Given information:
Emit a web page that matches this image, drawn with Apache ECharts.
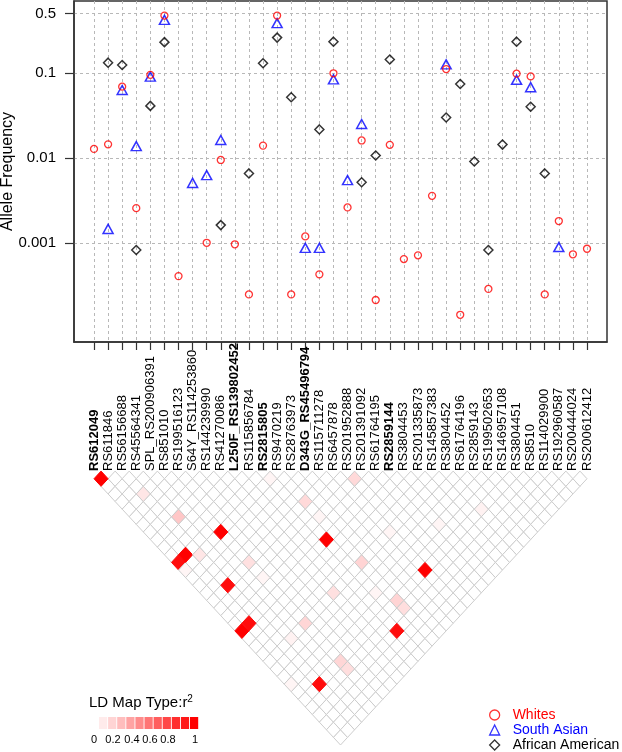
<!DOCTYPE html>
<html><head><meta charset="utf-8">
<script src="https://cdn.jsdelivr.net/npm/echarts@6/dist/echarts.min.js"></script>
<style>html,body{margin:0;padding:0;background:#fff}#c{width:622px;height:752px}</style>
</head><body><div id="c"></div>
<script>
const snps = ['RS612049','RS611846','RS56156688','RS45564341','SPL_RS200906391','RS851010','RS199516123','S64Y_RS114253860','RS144239990','RS41270086','L250F_RS139802452','RS115856784','RS2815805','RS9470219','RS28763973','D343G_RS45496794','RS115711278','RS6457878','RS201952888','RS201391092','RS61764195','RS2859144','RS3804453','RS201335873','RS145857383','RS3804452','RS61764196','RS2859143','RS199502653','RS146957108','RS3804451','RS8510','RS114029900','RS192960587','RS200444024','RS200612412'];
const boldSnps = ['RS612049','L250F_RS139802452','RS2815805','D343G_RS45496794','RS2859144'];
const whites = [0.0128,0.0145,0.069,0.00258,0.095,0.472,0.00041,null,0.00101,0.0095,0.00097,0.00025,0.014,0.472,0.00025,0.0012,0.00043,0.099,0.00263,0.0161,0.000215,0.0143,0.00065,0.00072,0.0036,0.111,0.000144,null,0.00029,null,0.098,0.091,0.00025,0.00182,0.00074,0.00086];
const southAsian = [null,0.00147,0.063,0.0138,0.0905,0.42,null,0.0051,0.0063,0.0163,null,null,null,0.385,null,0.00088,0.00088,0.084,0.0055,0.0251,null,null,null,null,null,0.126,null,null,null,null,0.083,0.068,null,0.0009,null,null];
const africanAmerican = [null,0.132,0.124,0.00083,0.041,0.23,null,null,null,0.00163,null,0.0066,0.13,0.26,0.0518,null,0.0217,0.233,null,0.0052,0.0107,0.144,null,null,null,0.030,0.074,0.0091,0.00083,0.0144,0.233,0.040,0.0066,null,null,null];
const yTickValues = [0.001,0.01,0.1,0.5];
const yTickLabels = ['0.001','0.01','0.1','0.5'];
// LD r^2 (non-zero pairs only, SNP indices)
const ldI  = [0,0,1,5,12,2,0,1,11,17,2, 2,3,13,2,5,18,13,9,13,13,5,5,5, 0,5,12,13,25,21,17,12,3,0];
const ldJ  = [1,12,12,13,21,17,21,21,32,30,30, 5,9,17,13,17,19,25,25,30,31,25,30,31, 13,19,13,19,30,28,25,28,25,28];
const ldR2 = [1,0.95,1,1,1,0.95,1,0.95,0.95,1,0.95, 0.1,0.22,0.15,0.1,0.12,0.15,0.17,0.12,0.17,0.13,0.16,0.16,0.13, 0.04,0.04,0.04,0.04,0.05,0.04,0.04,0.04,0.05,0.04];
const ldLegendSteps = [0.08,0.17,0.26,0.36,0.45,0.54,0.63,0.72,0.82,0.91,1];
const ldLegendLabels = ['0','0.2','0.4','0.6','0.8','1'];

const FONT = 'Liberation Sans, Arial, Helvetica, sans-serif';
const nSnp = snps.length;
const xMin = -1.42, xMax = nSnp - 1 + 1.42;
const yMin = 6.9e-5, yMax = 0.70;
const idxs = snps.map((_, i) => i);
const redOf = v => { const g = Math.round(255 * (1 - v)); return 'rgb(255,' + g + ',' + g + ')'; };

const toPts = arr => arr.map((v, i) => v == null ? null : [i, v]).filter(p => p);

// LD cells
const ldMap = {};
ldI.forEach((a, k) => { ldMap[a + '_' + ldJ[k]] = ldR2[k]; });
const cells0 = [], cells1 = [];
for (let i = 0; i < nSnp; i++) for (let j = i + 1; j < nSnp; j++) {
  const r = ldMap[i + '_' + j] || 0;
  (r > 0 ? cells1 : cells0).push([(i + j) / 2, j - i, r]);
}
const cells = cells0.concat(cells1);

const dash = { type: [3, 3], color: '#b8b8b8', width: 1 };
const chart = echarts.init(document.getElementById('c'), null, { renderer: 'canvas' });

const graphics = [];
graphics.push({ type: 'text', x: 89, y: 703, style: {
  text: '{a|LD Map Type:r}{s|2}', verticalAlign: 'middle', fontFamily: FONT,
  rich: { a: { fontSize: 15, lineHeight: 18, fill: '#000', fontFamily: FONT }, s: { fontSize: 10, lineHeight: 18, verticalAlign: 'top', fill: '#000', fontFamily: FONT } } } });
ldLegendSteps.forEach((v, k) => {
  graphics.push({ type: 'rect', shape: { x: 99 + k * 9.1, y: 717, width: 8.2, height: 12 }, style: { fill: redOf(v) } });
});
const labX = [94, 113, 132, 150, 168, 195];
ldLegendLabels.forEach((t, k) => {
  graphics.push({ type: 'text', x: labX[k], y: 740, style: { text: t, fontSize: 11, fontFamily: FONT, fill: '#000', align: 'center', verticalAlign: 'middle' } });
});

const option = {
  animation: false,
  textStyle: { fontFamily: FONT },
  grid: [
    { left: 74, top: 1, width: 533, height: 341, show: true, borderColor: '#333', borderWidth: 1.5, backgroundColor: 'transparent', containLabel: false, outerBoundsMode: 'none' },
    { left: 74, top: 471.1, width: 533, height: 273.9, show: false, containLabel: false, outerBoundsMode: 'none' }
  ],
  xAxis: [
    { type: 'value', gridIndex: 0, min: xMin, max: xMax,
      axisLine: { show: true, lineStyle: { color: '#333', width: 1.5 } },
      axisTick: { show: true, customValues: idxs, length: 8, lineStyle: { color: '#333', width: 1.2 } },
      axisLabel: { show: true, customValues: idxs, rotate: 90, align: 'left', verticalAlign: 'middle', margin: 129,
        fontSize: 13, color: '#000', fontFamily: FONT,
        formatter: v => { const n = snps[Math.round(v)]; return boldSnps.indexOf(n) >= 0 ? '{b|' + n + '}' : n; },
        rich: { b: { fontWeight: 'bold', fontSize: 13, color: '#000', fontFamily: FONT } } },
      splitLine: { show: true, lineStyle: dash } },
    { type: 'value', gridIndex: 1, min: xMin, max: xMax, show: false }
  ],
  yAxis: [
    { type: 'log', logBase: 10, gridIndex: 0, min: yMin, max: yMax, show: false, position: 'right' },
    { type: 'value', gridIndex: 0, position: 'left', min: Math.log10(yMin), max: Math.log10(yMax),
      axisLine: { show: true, lineStyle: { color: '#333', width: 1.5 } },
      axisTick: { show: true, customValues: yTickValues.map(Math.log10), length: 9, lineStyle: { color: '#333', width: 1.2 } },
      axisLabel: { show: true, customValues: yTickValues.map(Math.log10), margin: 18, fontSize: 15, color: '#000', fontFamily: FONT,
        formatter: v => { const k = yTickValues.findIndex(t => Math.abs(Math.log10(t) - v) < 1e-6); return k >= 0 ? yTickLabels[k] : ''; } },
      splitLine: { show: true, lineStyle: dash },
      name: 'Allele Frequency', nameLocation: 'middle', nameGap: 58, nameMoveOverlap: false,
      nameTextStyle: { fontSize: 16, color: '#000', fontFamily: FONT } },
    { type: 'value', gridIndex: 1, min: 0, max: nSnp, inverse: true, show: false }
  ],
  legend: {
    orient: 'vertical', left: 489, top: 708, padding: 0, itemWidth: 10, itemHeight: 10, itemGap: 1,
    textStyle: { fontSize: 14, fontFamily: FONT, padding: [0, 0, 0, 8] },
    data: [
      { name: 'Whites', icon: 'circle', itemStyle: { color: 'transparent', borderColor: '#ff0000', borderWidth: 1.3 }, textStyle: { color: '#ff0000' } },
      { name: 'South Asian', icon: 'triangle', itemStyle: { color: 'transparent', borderColor: '#0000ff', borderWidth: 1.3 }, textStyle: { color: '#0000ff' } },
      { name: 'African American', icon: 'diamond', itemStyle: { color: 'transparent', borderColor: '#000', borderWidth: 1.3 }, textStyle: { color: '#000' } }
    ]
  },
  graphic: graphics,
  series: [
    { name: 'African American', type: 'scatter', xAxisIndex: 0, yAxisIndex: 0, symbol: 'diamond', symbolSize: 9,
      itemStyle: { color: 'transparent', borderColor: '#000', borderWidth: 1.5 }, data: toPts(africanAmerican) },
    { name: 'South Asian', type: 'scatter', xAxisIndex: 0, yAxisIndex: 0, symbol: 'triangle', symbolSize: [10, 9],
      itemStyle: { color: 'transparent', borderColor: '#0000ff', borderWidth: 1.5 }, data: toPts(southAsian) },
    { name: 'Whites', type: 'scatter', xAxisIndex: 0, yAxisIndex: 0, symbol: 'circle', symbolSize: 7,
      itemStyle: { color: 'transparent', borderColor: '#ff0000', borderWidth: 1.3 }, data: toPts(whites) },
    { name: 'LD', type: 'custom', xAxisIndex: 1, yAxisIndex: 2, encode: { x: 0, y: 1 }, data: cells, silent: true,
      renderItem: (params, api) => {
        const cx = api.value(0), d = api.value(1), v = api.value(2);
        const pts = [api.coord([cx - 0.5, d]), api.coord([cx, d - 1]), api.coord([cx + 0.5, d]), api.coord([cx, d + 1])];
        const fill = redOf(v);
        return { type: 'polygon', shape: { points: pts }, style: { fill: fill, stroke: v > 0.5 ? fill : '#cccccc', lineWidth: 1 } };
      } }
  ]
};
chart.setOption(option);
</script>
</body></html>
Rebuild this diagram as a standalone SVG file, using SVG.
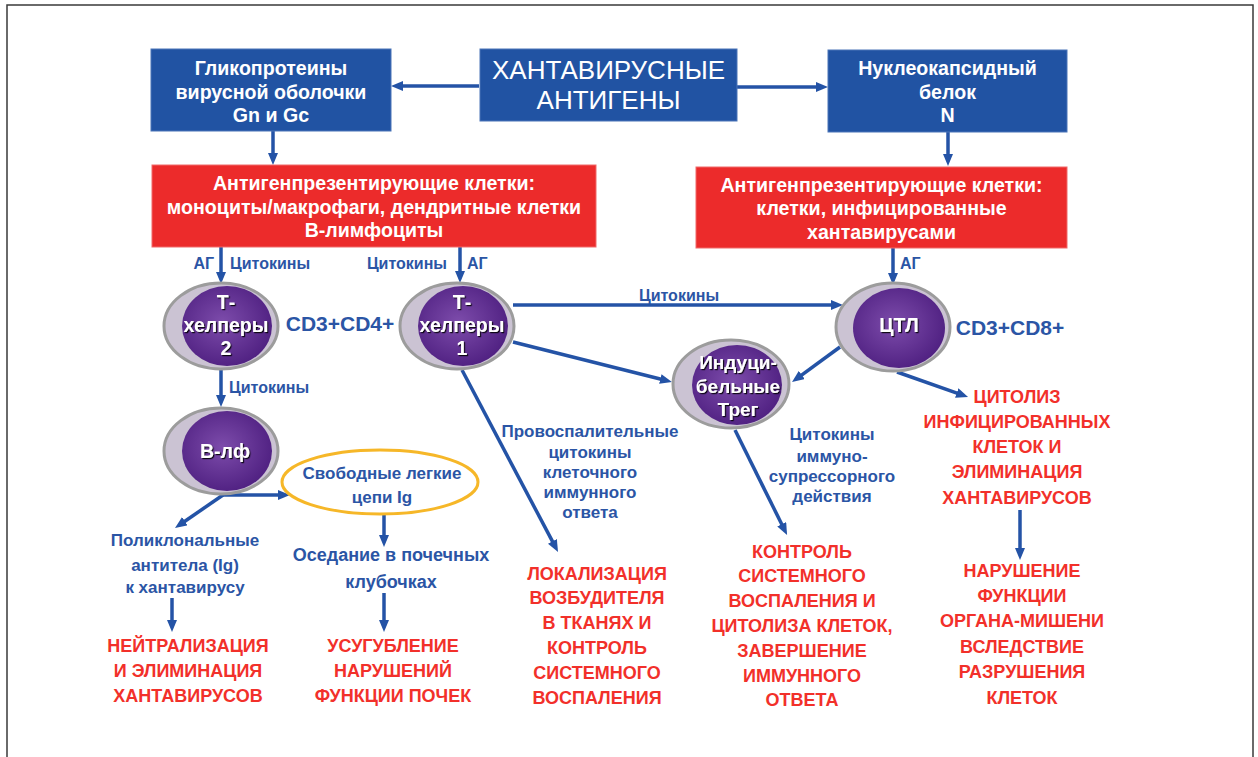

Problem statement:
Take every line that includes the string "this" and copy it.

Result below:
Emit a web page that matches this image, drawn with Apache ECharts.
Rebuild this diagram as a standalone SVG file, using SVG.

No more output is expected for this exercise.